With US bloggers poised to sue one of the founders of The Huffington Post over services rendered, has the age of free content due to come to an end?

With US bloggers poised to sue one of the founders of The Huffington Post over services rendered, has the age of free content due to come to an end?

The internet age has proved the greatest shift in the habits of the world’s media since the invention of the television. While some traditional outlets have failed to keep pace with the developments that the internet offers, many new outlets have taken advantage of the digital age, thriving on low or no-cost journalistic contributions to make substantial profits.

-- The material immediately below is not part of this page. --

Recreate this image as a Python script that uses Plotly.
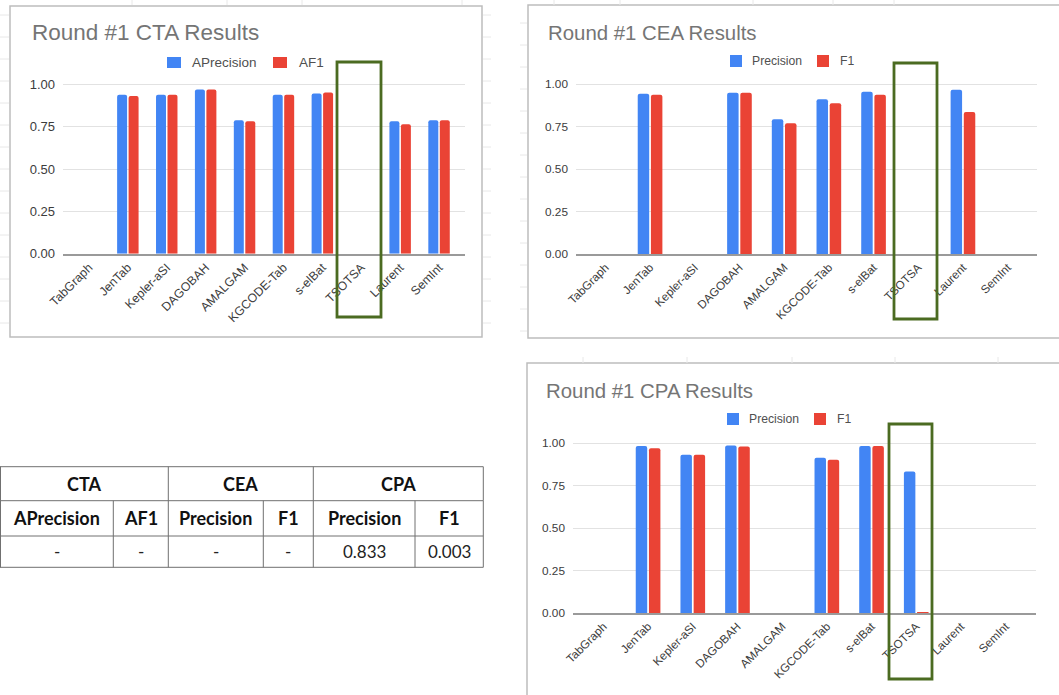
import plotly.graph_objects as go

W, H = 1059, 695

# ---- data -------------------------------------------------------------
systems = ["TabGraph", "JenTab", "Kepler-aSI", "DAGOBAH", "AMALGAM",
           "KGCODE-Tab", "s-elBat", "TSOTSA", "Laurent", "SemInt"]

cta_aprecision = [None, 0.939, 0.939, 0.969, 0.788, 0.939, 0.945, None, 0.782, 0.788]
cta_af1 = [None, 0.931, 0.939, 0.969, 0.782, 0.939, 0.951, None, 0.764, 0.788]

cea_precision = [None, 0.945, None, 0.951, 0.794, 0.912, 0.956, None, 0.968, None]
cea_f1 = [None, 0.939, None, 0.951, 0.771, 0.888, 0.939, None, 0.837, None]

cpa_precision = [None, 0.982, 0.931, 0.986, None, 0.914, 0.982, 0.833, None, None]
cpa_f1 = [None, 0.969, 0.931, 0.980, None, 0.902, 0.982, 0.003, None, None]

y_ticks = [0, 0.25, 0.5, 0.75, 1.0]
y_tick_labels = ["0.00", "0.25", "0.50", "0.75", "1.00"]

table_groups = ["CTA", "CEA", "CPA"]
table_metrics = ["APrecision", "AF1", "Precision", "F1", "Precision", "F1"]
tsotsa_scores = ["-", "-", "-", "-", "0.833", "0.003"]

# ---- styling ------------------------------------------------------------
BLUE = "#4285F4"
RED = "#EA4335"
GREEN = "#4B6B21"
CHART_FONT = "Liberation Sans"
TABLE_FONT = "Lato"


def fx(px):
    return px / W


def fy(py):
    return 1 - py / H


# pixel geometry of each chart panel
panels = [
    dict(name="CTA", series=(("APrecision", cta_aprecision), ("AF1", cta_af1)),
         box=(10, 6, 482, 337), plot_x=(63, 465), zero=253.7, unit=169.4, ext=0.167,
         title_xy=(30, 33), title_size=22.5, tick_size=13, xtick_size=12.3, leg_size=13.5,
         leg=[(167, 181, 190), (273, 287, 297)], leg_y=(57, 68),
         hl=(337, 62, 381, 317)),
    dict(name="CEA", series=(("Precision", cea_precision), ("F1", cea_f1)),
         box=(528, 5, 1062, 338), plot_x=(576, 1037), zero=254.3, unit=170.0, ext=0.157,
         title_xy=(545.5, 32.5), title_size=20.4, tick_size=11.8, xtick_size=11.7, leg_size=12.2,
         leg=[(730, 742, 750), (817, 829, 838)], leg_y=(55, 67),
         hl=(894, 63, 937, 319)),
    dict(name="CPA", series=(("Precision", cpa_precision), ("F1", cpa_f1)),
         box=(527, 363, 1062, 700), plot_x=(573, 1036), zero=613.3, unit=170.3, ext=0.18,
         title_xy=(544, 390.5), title_size=20.4, tick_size=11.8, xtick_size=11.7, leg_size=12.2,
         leg=[(727, 739, 747), (814, 826, 835)], leg_y=(413, 425),
         hl=(889, 424, 932, 679)),
]

fig = go.Figure()
shapes = []
annotations = []

# faint spreadsheet grid peeking out around the chart panels
GRID = dict(color="#e8e8e8", width=1)
for gx in (132, 227, 302, 462, 554, 620, 753, 833, 894):
    shapes.append(dict(type="line", xref="paper", yref="paper", x0=fx(gx), x1=fx(gx),
                       y0=fy(0), y1=fy(5), line=GRID))
for gx in (583, 687, 792, 895, 998):
    shapes.append(dict(type="line", xref="paper", yref="paper", x0=fx(gx), x1=fx(gx),
                       y0=fy(357), y1=fy(363), line=GRID))
for gy in range(15, 336, 22):
    shapes.append(dict(type="line", xref="paper", yref="paper", x0=0, x1=fx(9),
                       y0=fy(gy), y1=fy(gy), line=GRID))
    shapes.append(dict(type="line", xref="paper", yref="paper", x0=fx(483), x1=fx(491),
                       y0=fy(gy), y1=fy(gy), line=GRID))
    shapes.append(dict(type="line", xref="paper", yref="paper", x0=fx(520), x1=fx(527),
                       y0=fy(gy + 8), y1=fy(gy + 8), line=GRID))

for i, p in enumerate(panels, start=1):
    xa = "x" if i == 1 else f"x{i}"
    ya = "y" if i == 1 else f"y{i}"
    xkey = "xaxis" if i == 1 else f"xaxis{i}"
    ykey = "yaxis" if i == 1 else f"yaxis{i}"
    colors = (BLUE, RED)
    for (label, vals), col in zip(p["series"], colors):
        fig.add_trace(go.Bar(x=systems, y=vals, name=label, marker_color=col,
                             marker_line_width=0, xaxis=xa, yaxis=ya, showlegend=False))

    ymax = 1.1
    top_px = p["zero"] - ymax * p["unit"]
    fig.layout[xkey] = dict(
        domain=[fx(p["plot_x"][0]), fx(p["plot_x"][1])], anchor=ya, automargin=False,
        type="category", range=[-0.5 - p["ext"], len(systems) - 0.5 + p["ext"]],
        showgrid=False, showline=True, linecolor="#9a9a9a", linewidth=1.6,
        ticks="", tickangle=-45, fixedrange=True,
        tickfont=dict(family=CHART_FONT, size=p["xtick_size"], color="#3c3c3c"),
    )
    fig.layout[ykey] = dict(
        domain=[fy(p["zero"]), fy(top_px)], anchor=xa, range=[0, ymax], automargin=False,
        tickvals=y_ticks, ticktext=y_tick_labels, showgrid=True,
        gridcolor="#e2e2e2", gridwidth=1.3, zeroline=False, showline=False,
        ticks="", ticklabelstandoff=7,
        tickfont=dict(family=CHART_FONT, size=p["tick_size"], color="#3c3c3c"),
    )

    # panel frame
    x0, y0, x1, y1 = p["box"]
    shapes.append(dict(type="rect", xref="paper", yref="paper", layer="below",
                       x0=fx(x0), x1=fx(x1), y0=fy(y1), y1=fy(y0),
                       line=dict(color="#bdbdbd", width=1.5), fillcolor="white"))

    # chart title
    tx, ty = p["title_xy"]
    annotations.append(dict(text=f"Round #1 {p['name']} Results", xref="paper", yref="paper",
                            x=fx(tx), y=fy(ty), xanchor="left", yanchor="middle",
                            showarrow=False,
                            font=dict(family=CHART_FONT, size=p["title_size"], color="#757575")))

    # legend keys
    ly0, ly1 = p["leg_y"]
    for (label, _), col, (sx0, sx1, tx0) in zip(p["series"], colors, p["leg"]):
        shapes.append(dict(type="rect", xref="paper", yref="paper",
                           x0=fx(sx0), x1=fx(sx1), y0=fy(ly1), y1=fy(ly0),
                           fillcolor=col, line=dict(width=0)))
        annotations.append(dict(text=label, xref="paper", yref="paper",
                                x=fx(tx0), y=fy((ly0 + ly1) / 2), xanchor="left",
                                yanchor="middle", showarrow=False,
                                font=dict(family=CHART_FONT, size=p["leg_size"], color="#505050")))

    # outline around the highlighted system
    hx0, hy0, hx1, hy1 = p["hl"]
    shapes.append(dict(type="rect", xref="paper", yref="paper",
                       x0=fx(hx0), x1=fx(hx1), y0=fy(hy1), y1=fy(hy0),
                       line=dict(color=GREEN, width=2.8), fillcolor="rgba(0,0,0,0)"))

# ---- score table for the highlighted system -------------------------------
row_y = [466.7, 500.7, 536, 567.3]
group_x = [0.5, 168.3, 313.3, 483.3]
sub_x = [0.5, 113.3, 168.3, 263.3, 313.3, 415, 483.3]
TL = dict(color="#707070", width=1)

for yy in row_y:
    shapes.append(dict(type="line", xref="paper", yref="paper", x0=fx(0), x1=fx(483.3),
                       y0=fy(yy), y1=fy(yy), line=TL))
for xx in group_x:
    shapes.append(dict(type="line", xref="paper", yref="paper", x0=fx(xx), x1=fx(xx),
                       y0=fy(row_y[0]), y1=fy(row_y[1]), line=TL))
for xx in sub_x:
    shapes.append(dict(type="line", xref="paper", yref="paper", x0=fx(xx), x1=fx(xx),
                       y0=fy(row_y[1]), y1=fy(row_y[3]), line=TL))

for g, (a, b) in zip(table_groups, zip(group_x[:-1], group_x[1:])):
    annotations.append(dict(text=f"<b>{g}</b>", xref="paper", yref="paper",
                            x=fx((a + b) / 2), y=fy((row_y[0] + row_y[1]) / 2),
                            xanchor="center", yanchor="middle", showarrow=False,
                            font=dict(family=TABLE_FONT, size=18, color="#111111")))
for k, (a, b) in enumerate(zip(sub_x[:-1], sub_x[1:])):
    annotations.append(dict(text=f"<b>{table_metrics[k]}</b>", xref="paper", yref="paper",
                            x=fx((a + b) / 2), y=fy((row_y[1] + row_y[2]) / 2),
                            xanchor="center", yanchor="middle", showarrow=False,
                            font=dict(family=TABLE_FONT, size=18, color="#111111")))
    annotations.append(dict(text=tsotsa_scores[k], xref="paper", yref="paper",
                            x=fx((a + b) / 2), y=fy((row_y[2] + row_y[3]) / 2),
                            xanchor="center", yanchor="middle", showarrow=False,
                            font=dict(family=TABLE_FONT, size=17, color="#222222")))

fig.update_layout(
    width=W, height=H, margin=dict(l=0, r=0, t=0, b=0),
    paper_bgcolor="white", plot_bgcolor="rgba(0,0,0,0)",
    barmode="group", bargap=0.41, bargroupgap=0.13, barcornerradius=2,
    showlegend=False, shapes=shapes, annotations=annotations,
)

fig.write_html("out.html")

The Huffington Post has one such success story. Founded by Arianna Huffington and Keneth Lerer in 2005 based on the postings of loyal but unpaid bloggers to the site, the brand has experienced a phenomenal rise in prominence through its suburban journalistic approach to big news stories. Now the website’s reporters receive regular invites to White House press conferences, while Huffington has become a celebrity in her own right.

However, the sale of the site in February to AOL for $315m has created a wave of discontent. While investors and founders became incredibly rich, the bloggers and contributors who were unpaid for their work received little or nothing for their efforts. Now one freelance journalist and former contributor, Jonathan Tasini, has launched a class action legal proceeding against Huffington.

Tasini alleges bloggers were responsible for up to at least a third of the site’s traffic and therefore deserve a third of the sale cost. Tasini has also issued inflammatory statements regarding Huffington’s use of cost-free journalism, stating that: “Huffington bloggers have essentially been turned into modern day slaves on Arianna Huffingtons’s plantation”. Tasini has also threatened to organise strikes among the site’s contributors and demonstrate outside Huffington’s home.

With Tasini having had previous success against The New York Times for using his material online and in print without permission, the case is being watched closely by media companies around the world for the outcome and possible impact upon their own services. Huffington herself has previously been sought to stress the difference between a media group’s employees and media group’s bloggers, who provide content out of loyalty. If it can be established that this content is significant enough to increase the value of the media outlet, it could have significant repercussions for online media outlets.

The cost of employing journalists has been one of the main obstacles for traditional media organisations to profit from the internet. In the UK, while newspapers such as The Guardian have offered their journalism online at a profit loss, other publications such as The Financial Times and many of News International’s newspapers have constructed pay walls around their websites’ content to ensure profitability. The ramifications of this pending case could see payment for content become normal procedure.

The case will also represent another interesting development into the decidedly grey area of law relating to journalism and the internet. With so many other areas of traditional journalistic law seemingly bypassed by the internet – such as defamation and copyright – the Huffington case may represent the start of tougher legal sanctions relating to web postings.

As Huffington becomes the news herself, critics have already lodged their support in her corner, pointing to her insistence of AOL hiring more journalists for The Huffington Post. Despite this, it’s a fair assumption that the thought going through many editors’ minds is simply ‘I hope we’re not next’.